The fault was again identified and the issue was escalated to external maintenance support teams for the Check Point firewall and hardware provider. This identified that the fault appeared to be within the Check Point firewall clustering software.
"With the assistance of Check Point engineers the decision was made to split the firewall cluster and run them as individual stand alone units to resurrect the network. This appeared to temporarily solve the issue just after midnight. However, at 2.45 am the network failed again. "The team were still onsite monitoring the network. Our firewall maintenance providers were again called who arranged for patches to be downloaded. At 5.10 am the patches were installed and the firewall management server reconfigured to accommodate the patch upgrade. This did not provide a permanent fix."

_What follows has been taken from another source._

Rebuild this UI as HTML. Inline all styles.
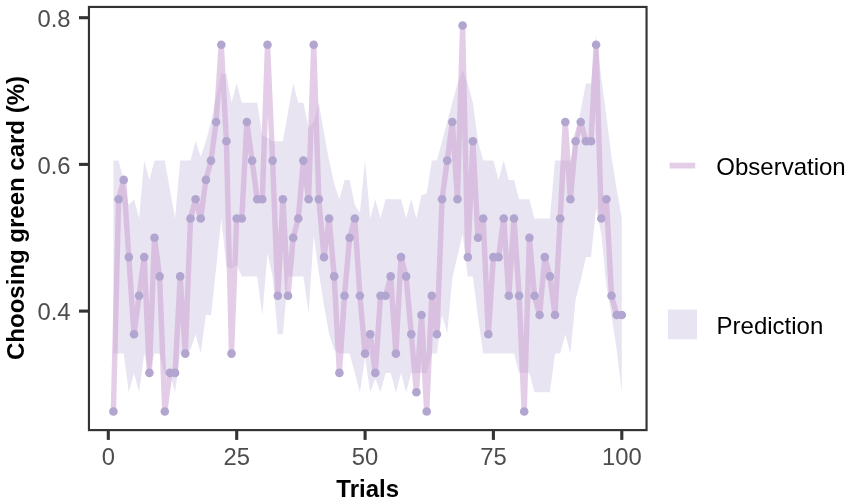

Digiweb then "reached out to our friends in Gen-i" to help source Check Point firewall hardware and to provide resources to support the technical team that had worked through the night, Grant writes. "In addition to this a decision was taken to move some core applications to the old network that was still functioning as [it] was not reliant on the Check Point firewalls. These include DiscountDomains.co.nz, email and Digiweb.co.nz. However the core network was re-established without the need to deploy this second network.
"Low level analysis with the assistance of Checkpoint engineers in the USA identified high volumes of fragmented packets originating from one of our shared virtual hosting servers to be the root cause of the issue," Grant writes. "These packets were flooding the firewalls and causing the outage. The source of these packets was identified and blocked at 1.50 pm and the Check Point firewalls then returned to normal service.
Digiweb now intends to move its shared virtual hosting customers behind a separate firewall isolated from the rest of its networks.
"This will ensure that should there be any re-ocurrence the offending server is quarantined, and does not cause the kind of outage we have just experienced," Grant writes.